The time is almost upon us, and I'm not ready. I'm speaking about the Femme Fantastik Tour. I've got clothes all over my bed, the unlucky discards on the chair. Shoes cover the floor divided into various piles for comfort, style, and the ah factor. MAC make-up lines my dresser for final selection, but the clothes have to come first, so they wait, lids up ready to be chosen and dropped into the traveling bag. I keep looking at the essentials in a bag in the sink, knowing I have to verify everything against my travel checklist one last time, but can't just yet.

Too much is in my mind. I still have Galley's to read, a manuscript due, two annotations to write, and a book to read, revisions to complete, and. . .I keep thinking of the young people I'm going to meet on the road. I keep seeing their faces, hearing their voice. Their quick smiles. The light in their eyes when they find out I'm a writer. I have 25 books. But it's not that. I don't want them to know me that way. I want to know them. Why they're in the military. Why at 19, 20, 21 they carry guns. Why they signed their names on papers that said I will fight. Why. . . Why???

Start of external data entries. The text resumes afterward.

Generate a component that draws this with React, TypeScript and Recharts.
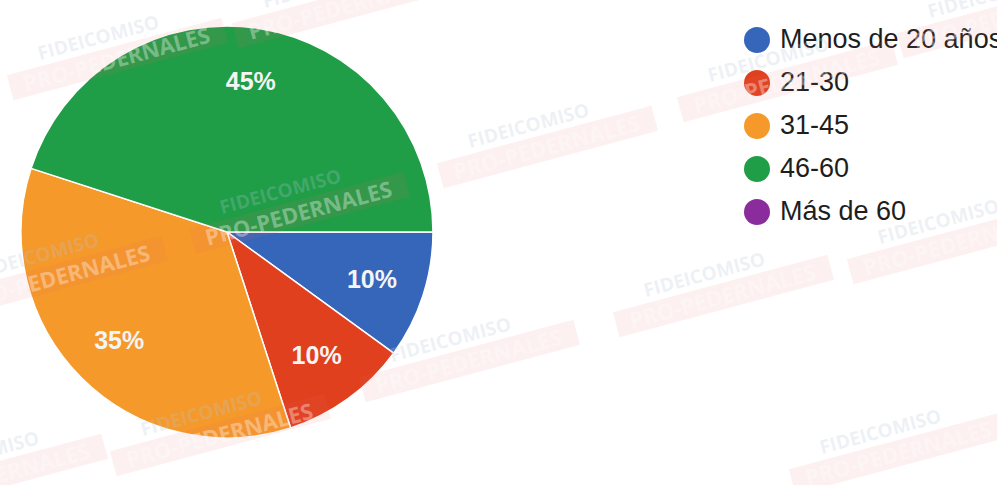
import React from "react";
import { PieChart, Pie, Cell } from "recharts";

// Age groups and share of respondents (%)
const categories = ["Menos de 20 años", "21-30", "31-45", "46-60", "Más de 60"];
const values = [10, 10, 35, 45, 0];
const colors = ["#3566ba", "#e0401d", "#f5992a", "#1f9d47", "#8a2c9c"];

// watermark anchors (x, y of the "FIDEICOMISO" line)
const marks = [
  [100, 44], [325, -8], [530, 132], [282, 198], [40, 262], [770, 66],
  [706, 281], [452, 346], [203, 420], [882, 438], [940, 228], [990, 2], [-20, 460],
];

const data = categories.map((name, i) => ({ name, value: values[i] }));

const RAD = Math.PI / 180;

const renderLabel = (props: any) => {
  const { cx, cy, midAngle, outerRadius, value } = props;
  if (!value) return null;
  const r = outerRadius * 0.74;
  const x = cx + r * Math.cos(-midAngle * RAD);
  const y = cy + r * Math.sin(-midAngle * RAD);
  return (
    <text
      x={x}
      y={y}
      fill="#f4f4f4"
      textAnchor="middle"
      dominantBaseline="central"
      fontSize={25}
      fontWeight={700}
      fontFamily="'Liberation Sans', Arial, sans-serif"
    >
      {value + "%"}
    </text>
  );
};

const Legend = () => (
  <div style={{ position: "absolute", left: 744, top: 18 }}>
    {categories.map((c, i) => (
      <div
        key={c}
        style={{ display: "flex", alignItems: "center", height: 43, whiteSpace: "nowrap" }}
      >
        <span
          style={{
            width: 26,
            height: 26,
            borderRadius: "50%",
            background: colors[i],
            display: "inline-block",
            marginRight: 10,
          }}
        />
        <span
          style={{
            fontFamily: "'Liberation Sans', Arial, sans-serif",
            fontSize: 27,
            color: "#1e1e1e",
          }}
        >
          {c}
        </span>
      </div>
    ))}
  </div>
);

const Watermarks = () => (
  <svg
    width={997}
    height={485}
    style={{ position: "absolute", left: 0, top: 0, pointerEvents: "none" }}
  >
    {marks.map(([x, y], i) => (
      <g key={i} transform={`translate(${x},${y}) rotate(-15)`}>
        <text
          x={0}
          y={0}
          textAnchor="middle"
          fontFamily="'Open Sans', sans-serif"
          fontWeight={700}
          fontSize={19}
          fill="#b8c6d8"
          fillOpacity={0.25}
        >
          FIDEICOMISO
        </text>
        <rect x={-98} y={6} width={222} height={26} fill="#f07070" fillOpacity={0.1} />
        <text
          x={12}
          y={27}
          textAnchor="middle"
          fontFamily="'Open Sans', sans-serif"
          fontWeight={700}
          fontSize={22}
          fill="#ffffff"
          fillOpacity={0.35}
        >
          PRO-PEDERNALES
        </text>
      </g>
    ))}
  </svg>
);

export default function App() {
  return (
    <div
      style={{
        position: "fixed",
        left: 0,
        top: 0,
        width: 997,
        height: 485,
        overflow: "hidden",
        background: "#ffffff",
      }}
    >
      <PieChart width={997} height={485} margin={{ top: 0, right: 0, bottom: 0, left: 0 }}>
        <Pie
          data={data}
          dataKey="value"
          nameKey="name"
          cx={227}
          cy={232}
          outerRadius={206}
          startAngle={0}
          endAngle={-360}
          stroke="#ffffff"
          strokeWidth={1.5}
          label={renderLabel}
          labelLine={false}
          isAnimationActive={false}
        >
          {data.map((d, i) => (
            <Cell key={d.name} fill={colors[i]} />
          ))}
        </Pie>
      </PieChart>
      <Legend />
      <Watermarks />
    </div>
  );
}
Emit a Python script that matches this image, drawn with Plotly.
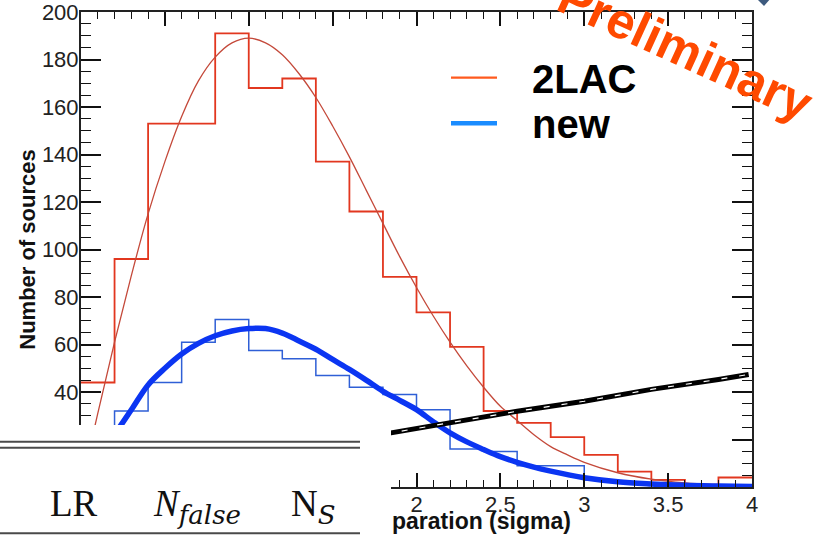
import plotly.graph_objects as go

# ---------------- data ----------------
bin_edges = [0.0, 0.2, 0.4, 0.6, 0.8, 1.0, 1.2, 1.4, 1.6, 1.8, 2.0,
             2.2, 2.4, 2.6, 2.8, 3.0, 3.2, 3.4, 3.6, 3.8, 4.0]
red_counts = [44, 96, 153, 153, 191, 168, 172, 137, 116, 88.5,
              73.5, 59, 32, 27, 21, 13.5, 6.5, 3, 1, 4]
blue_counts = [8, 32, 44, 61, 70.5, 57.5, 54, 47, 42, 39,
               32.5, 16, 15, 9, 9, 3, 2, 1, 0, 0]

fit_x = [0.0, 0.1, 0.2, 0.3, 0.4, 0.5, 0.6, 0.7, 0.8, 0.9, 1.0,
         1.1, 1.2, 1.3, 1.4, 1.5, 1.6, 1.7, 1.8, 1.9, 2.0,
         2.1, 2.2, 2.3, 2.4, 2.5, 2.6, 2.7, 2.8, 2.9, 3.0,
         3.2, 3.4, 3.6, 3.8, 4.0]
red_fit = [0, 31, 61, 89, 115, 137, 156, 171, 181, 187, 189,
           187, 182, 174, 164, 152, 139, 125, 111, 97, 84,
           72, 61, 51, 42, 34, 28, 22, 17, 13.5, 10.4,
           6, 3.3, 1.7, 0.9, 0.4]
blue_fit = [0, 11, 22, 32.5, 43, 50, 56, 60.5, 63.7, 65.7, 66.7,
            66.7, 64.8, 61.5, 58, 53.7, 49.5, 45, 40.3, 36.5, 32.6,
            27.5, 22.8, 19, 15.8, 12.8, 10.4, 8.4, 6.7, 5.2, 3.9,
            2.2, 1.3, 0.7, 0.4, 0.2]

line_x = [1.7, 2.0, 2.6, 3.0, 3.4, 3.8, 3.98]
line_y = [21, 24.6, 31.9, 36.1, 41.1, 45.3, 47.4]

legend_labels = ["2LAC", "new"]
sub_style = "font-family:'DejaVu Serif';font-size:26px"
table_headers = ["LR",
                 f"<i>N</i><sub><span style=\"{sub_style}\"><i>false</i></span></sub>",
                 f"N<sub><span style=\"{sub_style}\"><i>S</i></span></sub>"]
x_title_visible = "paration (sigma)"
y_title = "Number of sources"
stamp_text = "Preliminary"

# ---------------- geometry ----------------
W, H = 819, 536
ML, MR, MT, MB = 81, 67, 12, 49
PW = W - ML - MR
PH = H - MT - MB


def px(x):
    return (x - ML) / PW


def py(y):
    return (H - MB - y) / PH


fig = go.Figure()

# histograms as step outlines
fig.add_trace(go.Scatter(x=bin_edges, y=red_counts + [red_counts[-1]],
                         mode="lines", line=dict(shape="hv", color="#e2371f", width=1.8),
                         showlegend=False, hoverinfo="skip"))
fig.add_trace(go.Scatter(x=bin_edges, y=blue_counts + [blue_counts[-1]],
                         mode="lines", line=dict(shape="hv", color="#2f5fd6", width=1.5),
                         showlegend=False, hoverinfo="skip"))
# fitted curves
fig.add_trace(go.Scatter(x=fit_x, y=red_fit, mode="lines",
                         line=dict(shape="spline", color="#c4493a", width=1.3),
                         name=legend_labels[0], showlegend=False))
fig.add_trace(go.Scatter(x=fit_x, y=blue_fit, mode="lines",
                         line=dict(shape="spline", color="#0b35f2", width=5.5),
                         name=legend_labels[1], showlegend=False))
# black dashed line
fig.add_trace(go.Scatter(x=line_x, y=line_y, mode="lines",
                         line=dict(color="#000000", width=5),
                         showlegend=False, hoverinfo="skip"))
fig.add_trace(go.Scatter(x=line_x, y=line_y, mode="lines",
                         line=dict(color="#ffffff", width=1.2, dash="6px,12px"),
                         showlegend=False, hoverinfo="skip"))

axis_common = dict(
    showline=True, linecolor="#222222", linewidth=2, mirror="ticks",
    ticks="inside", tickcolor="#111111", tickwidth=1.5,
    showgrid=False, zeroline=False, automargin=False,
    ticklabeloverflow="allow",
    tickfont=dict(family="Liberation Sans", size=22, color="#222222"),
)

fig.update_xaxes(range=[0, 4], tick0=0, dtick=0.5, ticklen=14,
                 ticklabelstandoff=-3,
                 minor=dict(dtick=0.1, ticklen=7, tickwidth=1.2, tickcolor="#111111",
                            ticks="inside", showgrid=False),
                 **axis_common)
fig.update_yaxes(range=[0, 200], tick0=0, dtick=20, ticklen=20,
                 ticklabelstandoff=-4,
                 minor=dict(dtick=5, ticklen=10, tickwidth=1.2, tickcolor="#111111",
                            ticks="inside", showgrid=False),
                 title=dict(text=y_title, standoff=0,
                            font=dict(family="Liberation Sans", size=22, color="#111111",
                                      weight="bold")),
                 **axis_common)

shapes = []
# white table overlay
shapes.append(dict(type="rect", xref="paper", yref="paper",
                   x0=px(-5), x1=px(391), y0=py(545), y1=py(425),
                   fillcolor="white", line=dict(width=0), layer="above"))
for yy in (441.7, 447.7, 533.3):
    shapes.append(dict(type="line", xref="paper", yref="paper",
                       x0=px(0), x1=px(360), y0=py(yy), y1=py(yy),
                       line=dict(color="#4a4a4a", width=2), layer="above"))
# legend lines
shapes.append(dict(type="line", xref="paper", yref="paper",
                   x0=px(451), x1=px(497), y0=py(77.7), y1=py(77.7),
                   line=dict(color="#ff5a1e", width=2.2), layer="above"))
shapes.append(dict(type="line", xref="paper", yref="paper",
                   x0=px(451), x1=px(497), y0=py(123.3), y1=py(123.3),
                   line=dict(color="#1a8cff", width=4.5), layer="above"))
# small logo fragment at top right
shapes.append(dict(type="path", xref="paper", yref="paper",
                   path=f"M {px(756)},{py(-2)} L {px(771)},{py(-2)} L {px(764)},{py(6)} Z",
                   fillcolor="#3d5a7e", line=dict(width=0), layer="above"))

annotations = []
serif = "Liberation Serif"
annotations.append(dict(text=table_headers[0], x=px(74), y=py(503), xref="paper", yref="paper",
                        showarrow=False, xanchor="center", yanchor="middle",
                        font=dict(family=serif, size=37, color="#111111")))
annotations.append(dict(text=table_headers[1], x=px(151), y=py(506), xref="paper", yref="paper",
                        showarrow=False, xanchor="left", yanchor="middle",
                        font=dict(family=serif, size=37, color="#111111")))
annotations.append(dict(text=table_headers[2], x=px(289), y=py(506), xref="paper", yref="paper",
                        showarrow=False, xanchor="left", yanchor="middle",
                        font=dict(family=serif, size=37, color="#111111")))
annotations.append(dict(text=x_title_visible, x=px(390), y=py(521), xref="paper", yref="paper",
                        showarrow=False, xanchor="left", yanchor="middle",
                        font=dict(family="Liberation Sans", size=23, color="#111111", weight="bold")))
annotations.append(dict(text=legend_labels[0], x=px(530), y=py(79), xref="paper", yref="paper",
                        showarrow=False, xanchor="left", yanchor="middle",
                        font=dict(family="Liberation Sans", size=40, color="#000000", weight="bold")))
annotations.append(dict(text=legend_labels[1], x=px(530), y=py(124), xref="paper", yref="paper",
                        showarrow=False, xanchor="left", yanchor="middle",
                        font=dict(family="Liberation Sans", size=40, color="#000000", weight="bold")))
annotations.append(dict(text=stamp_text, x=px(685), y=py(50), xref="paper", yref="paper",
                        showarrow=False, xanchor="center", yanchor="middle", textangle=24.5,
                        font=dict(family="Liberation Sans", size=50, color="#ff4a00", weight="bold")))

fig.update_layout(
    width=W, height=H,
    margin=dict(l=ML, r=MR, t=MT, b=MB, pad=0, autoexpand=False),
    paper_bgcolor="white", plot_bgcolor="white",
    showlegend=False,
    shapes=shapes, annotations=annotations,
)

fig.write_html("out.html")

I have a son. He's 20. He came home yesterday and I took one look at him and said "Son, you need to get acquainted with an iron." From the tipped up collar of his shirt to the jagged hem of his pants, he wasn't straight. Not a bit of him. He said, "I'm gone slap an apron over this and go to work." He kissed my cheek, gave me that winning smile that's made women swoon since he was in my lap, walked to the car and drove to work. I thought don't give him a gun, he might accidentally shoot me and say 'my bad.'

I've got to get my head together before I see these kids. I don't want to ask why. They might say, for you.